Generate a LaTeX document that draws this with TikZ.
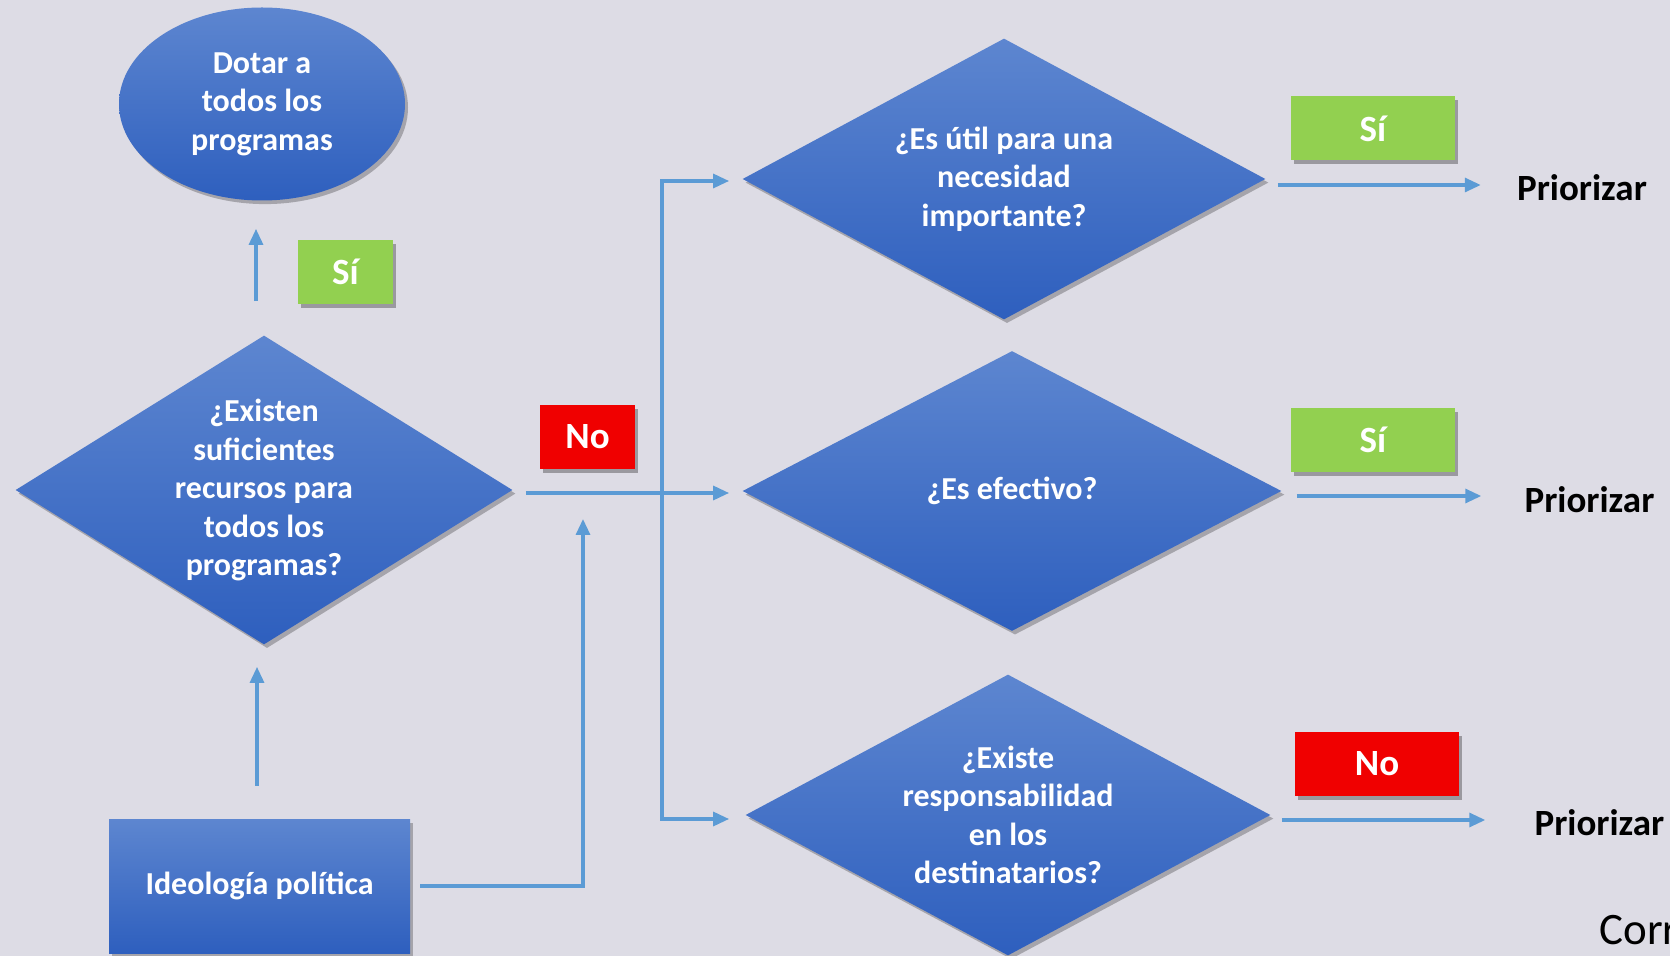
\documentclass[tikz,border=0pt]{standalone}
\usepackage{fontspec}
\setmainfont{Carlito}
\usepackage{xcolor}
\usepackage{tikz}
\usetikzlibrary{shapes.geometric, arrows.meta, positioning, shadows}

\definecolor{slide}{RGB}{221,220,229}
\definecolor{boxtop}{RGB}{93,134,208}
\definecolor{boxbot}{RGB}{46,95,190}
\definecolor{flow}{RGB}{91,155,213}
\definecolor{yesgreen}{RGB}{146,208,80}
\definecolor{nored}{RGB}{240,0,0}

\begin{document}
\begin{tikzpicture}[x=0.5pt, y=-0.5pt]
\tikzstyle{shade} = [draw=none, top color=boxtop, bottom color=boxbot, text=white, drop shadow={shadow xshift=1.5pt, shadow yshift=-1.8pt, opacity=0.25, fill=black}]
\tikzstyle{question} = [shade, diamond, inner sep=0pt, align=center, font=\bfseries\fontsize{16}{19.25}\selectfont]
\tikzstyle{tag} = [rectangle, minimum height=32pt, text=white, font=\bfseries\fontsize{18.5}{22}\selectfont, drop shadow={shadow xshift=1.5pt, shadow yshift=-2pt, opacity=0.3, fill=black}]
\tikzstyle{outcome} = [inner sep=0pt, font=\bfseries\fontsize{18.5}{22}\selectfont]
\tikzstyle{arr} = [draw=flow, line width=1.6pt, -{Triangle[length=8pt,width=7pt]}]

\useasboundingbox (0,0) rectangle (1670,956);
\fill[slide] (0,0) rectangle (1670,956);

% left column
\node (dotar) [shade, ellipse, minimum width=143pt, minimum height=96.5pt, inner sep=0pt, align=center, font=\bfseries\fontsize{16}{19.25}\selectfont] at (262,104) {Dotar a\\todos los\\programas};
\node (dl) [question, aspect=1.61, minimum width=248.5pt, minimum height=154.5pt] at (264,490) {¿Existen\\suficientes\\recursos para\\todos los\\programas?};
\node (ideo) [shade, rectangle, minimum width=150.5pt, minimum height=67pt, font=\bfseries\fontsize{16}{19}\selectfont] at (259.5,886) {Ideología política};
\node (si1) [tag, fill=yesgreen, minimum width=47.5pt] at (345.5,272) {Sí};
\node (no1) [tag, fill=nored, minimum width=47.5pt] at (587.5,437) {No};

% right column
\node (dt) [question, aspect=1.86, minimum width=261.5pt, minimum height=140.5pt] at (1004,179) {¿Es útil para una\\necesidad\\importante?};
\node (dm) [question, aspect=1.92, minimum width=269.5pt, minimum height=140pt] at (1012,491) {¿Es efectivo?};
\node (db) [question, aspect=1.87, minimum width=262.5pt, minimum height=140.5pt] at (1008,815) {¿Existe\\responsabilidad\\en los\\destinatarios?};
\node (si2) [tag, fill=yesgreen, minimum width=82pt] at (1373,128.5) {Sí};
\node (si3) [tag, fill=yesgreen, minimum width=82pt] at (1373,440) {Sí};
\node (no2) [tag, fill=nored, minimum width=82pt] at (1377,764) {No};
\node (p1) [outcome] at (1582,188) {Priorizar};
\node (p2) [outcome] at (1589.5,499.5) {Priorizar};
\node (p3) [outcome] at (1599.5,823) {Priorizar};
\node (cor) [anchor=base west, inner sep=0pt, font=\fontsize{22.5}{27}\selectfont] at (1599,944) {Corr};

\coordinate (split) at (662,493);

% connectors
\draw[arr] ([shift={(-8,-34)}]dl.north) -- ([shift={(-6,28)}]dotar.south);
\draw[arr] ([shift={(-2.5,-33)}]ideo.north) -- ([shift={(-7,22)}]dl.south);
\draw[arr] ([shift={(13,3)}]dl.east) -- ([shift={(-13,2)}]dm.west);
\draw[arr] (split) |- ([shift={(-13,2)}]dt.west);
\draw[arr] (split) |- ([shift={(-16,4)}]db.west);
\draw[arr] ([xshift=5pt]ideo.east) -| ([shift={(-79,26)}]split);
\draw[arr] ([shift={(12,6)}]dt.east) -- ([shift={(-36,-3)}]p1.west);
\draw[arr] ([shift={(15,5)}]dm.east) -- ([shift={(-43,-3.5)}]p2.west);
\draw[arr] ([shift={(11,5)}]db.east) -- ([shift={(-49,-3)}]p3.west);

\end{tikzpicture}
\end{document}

* GIVEN TASK *
Leave out the pictures and transcribe everything else exactly.

* FINISHED EXERCISE *
Generate a LaTeX document that draws this with TikZ.
\documentclass[tikz,border=0pt]{standalone}
\usepackage{fontspec}
\setmainfont{Carlito}
\usepackage{xcolor}
\usepackage{tikz}
\usetikzlibrary{shapes.geometric, arrows.meta, positioning, shadows}

\definecolor{slide}{RGB}{221,220,229}
\definecolor{boxtop}{RGB}{93,134,208}
\definecolor{boxbot}{RGB}{46,95,190}
\definecolor{flow}{RGB}{91,155,213}
\definecolor{yesgreen}{RGB}{146,208,80}
\definecolor{nored}{RGB}{240,0,0}

\begin{document}
\begin{tikzpicture}[x=0.5pt, y=-0.5pt]
\tikzstyle{shade} = [draw=none, top color=boxtop, bottom color=boxbot, text=white, drop shadow={shadow xshift=1.5pt, shadow yshift=-1.8pt, opacity=0.25, fill=black}]
\tikzstyle{question} = [shade, diamond, inner sep=0pt, align=center, font=\bfseries\fontsize{16}{19.25}\selectfont]
\tikzstyle{tag} = [rectangle, minimum height=32pt, text=white, font=\bfseries\fontsize{18.5}{22}\selectfont, drop shadow={shadow xshift=1.5pt, shadow yshift=-2pt, opacity=0.3, fill=black}]
\tikzstyle{outcome} = [inner sep=0pt, font=\bfseries\fontsize{18.5}{22}\selectfont]
\tikzstyle{arr} = [draw=flow, line width=1.6pt, -{Triangle[length=8pt,width=7pt]}]

\useasboundingbox (0,0) rectangle (1670,956);
\fill[slide] (0,0) rectangle (1670,956);

% left column
\node (dotar) [shade, ellipse, minimum width=143pt, minimum height=96.5pt, inner sep=0pt, align=center, font=\bfseries\fontsize{16}{19.25}\selectfont] at (262,104) {Dotar a\\todos los\\programas};
\node (dl) [question, aspect=1.61, minimum width=248.5pt, minimum height=154.5pt] at (264,490) {¿Existen\\suficientes\\recursos para\\todos los\\programas?};
\node (ideo) [shade, rectangle, minimum width=150.5pt, minimum height=67pt, font=\bfseries\fontsize{16}{19}\selectfont] at (259.5,886) {Ideología política};
\node (si1) [tag, fill=yesgreen, minimum width=47.5pt] at (345.5,272) {Sí};
\node (no1) [tag, fill=nored, minimum width=47.5pt] at (587.5,437) {No};

% right column
\node (dt) [question, aspect=1.86, minimum width=261.5pt, minimum height=140.5pt] at (1004,179) {¿Es útil para una\\necesidad\\importante?};
\node (dm) [question, aspect=1.92, minimum width=269.5pt, minimum height=140pt] at (1012,491) {¿Es efectivo?};
\node (db) [question, aspect=1.87, minimum width=262.5pt, minimum height=140.5pt] at (1008,815) {¿Existe\\responsabilidad\\en los\\destinatarios?};
\node (si2) [tag, fill=yesgreen, minimum width=82pt] at (1373,128.5) {Sí};
\node (si3) [tag, fill=yesgreen, minimum width=82pt] at (1373,440) {Sí};
\node (no2) [tag, fill=nored, minimum width=82pt] at (1377,764) {No};
\node (p1) [outcome] at (1582,188) {Priorizar};
\node (p2) [outcome] at (1589.5,499.5) {Priorizar};
\node (p3) [outcome] at (1599.5,823) {Priorizar};
\node (cor) [anchor=base west, inner sep=0pt, font=\fontsize{22.5}{27}\selectfont] at (1599,944) {Corr};

\coordinate (split) at (662,493);

% connectors
\draw[arr] ([shift={(-8,-34)}]dl.north) -- ([shift={(-6,28)}]dotar.south);
\draw[arr] ([shift={(-2.5,-33)}]ideo.north) -- ([shift={(-7,22)}]dl.south);
\draw[arr] ([shift={(13,3)}]dl.east) -- ([shift={(-13,2)}]dm.west);
\draw[arr] (split) |- ([shift={(-13,2)}]dt.west);
\draw[arr] (split) |- ([shift={(-16,4)}]db.west);
\draw[arr] ([xshift=5pt]ideo.east) -| ([shift={(-79,26)}]split);
\draw[arr] ([shift={(12,6)}]dt.east) -- ([shift={(-36,-3)}]p1.west);
\draw[arr] ([shift={(15,5)}]dm.east) -- ([shift={(-43,-3.5)}]p2.west);
\draw[arr] ([shift={(11,5)}]db.east) -- ([shift={(-49,-3)}]p3.west);

\end{tikzpicture}
\end{document}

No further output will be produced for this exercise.